Walking the Schrödinger Bridge: A Direct Trajectory for Text-to-3D Generation
Ziying Li, Xuequan Lu, Xinkui Zhao, Guanjie Cheng, Shuiguang Deng, Jianwei Yin
TL;DR
This work addresses the artifacts and reliability issues in SDS-based text-to-3D generation by reframing SDS as a special case of the Schrödinger Bridge and introducing Trajectory-Centric Distillation (TraCe).
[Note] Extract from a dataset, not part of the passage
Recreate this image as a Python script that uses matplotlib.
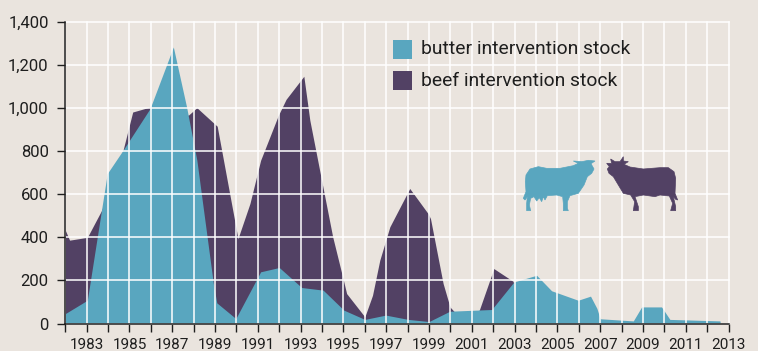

TraCe explicitly constructs a diffusion bridge from the current 3D render to a text-conditioned target and trains a LoRA-adapted diffusion model to learn the bridge's score dynamics, enabling robust optimization at lower CFG. The approach yields higher-fidelity 3D assets with better semantic alignment and texture detail, and demonstrates strong robustness across CFG values, including competitive performance at moderate CFG. Overall, TraCe provides a principled, direct-trajectory optimization framework for text-to-3D generation with practical improvements in quality, efficiency, and stability.
Abstract
Recent advancements in optimization-based text-to-3D generation heavily rely on distilling knowledge from pre-trained text-to-image diffusion models using techniques like Score Distillation Sampling (SDS), which often introduce artifacts such as over-saturation and over-smoothing into the generated 3D assets. In this paper, we address this essential problem by formulating the generation process as learning an optimal, direct transport trajectory between the distribution of the current rendering and the desired target distribution, thereby enabling high-quality generation with smaller Classifier-free Guidance (CFG) values. At first, we theoretically establish SDS as a simplified instance of the Schrödinger Bridge framework. We prove that SDS employs the reverse process of an Schrödinger Bridge, which, under specific conditions (e.g., a Gaussian noise as one end), collapses to SDS's score function of the pre-trained diffusion model. Based upon this, we introduce Trajectory-Centric Distillation (TraCe), a novel text-to-3D generation framework, which reformulates the mathematically trackable framework of Schrödinger Bridge to explicitly construct a diffusion bridge from the current rendering to its text-conditioned, denoised target, and trains a LoRA-adapted model on this trajectory's score dynamics for robust 3D optimization. Comprehensive experiments demonstrate that TraCe consistently achieves superior quality and fidelity to state-of-the-art techniques.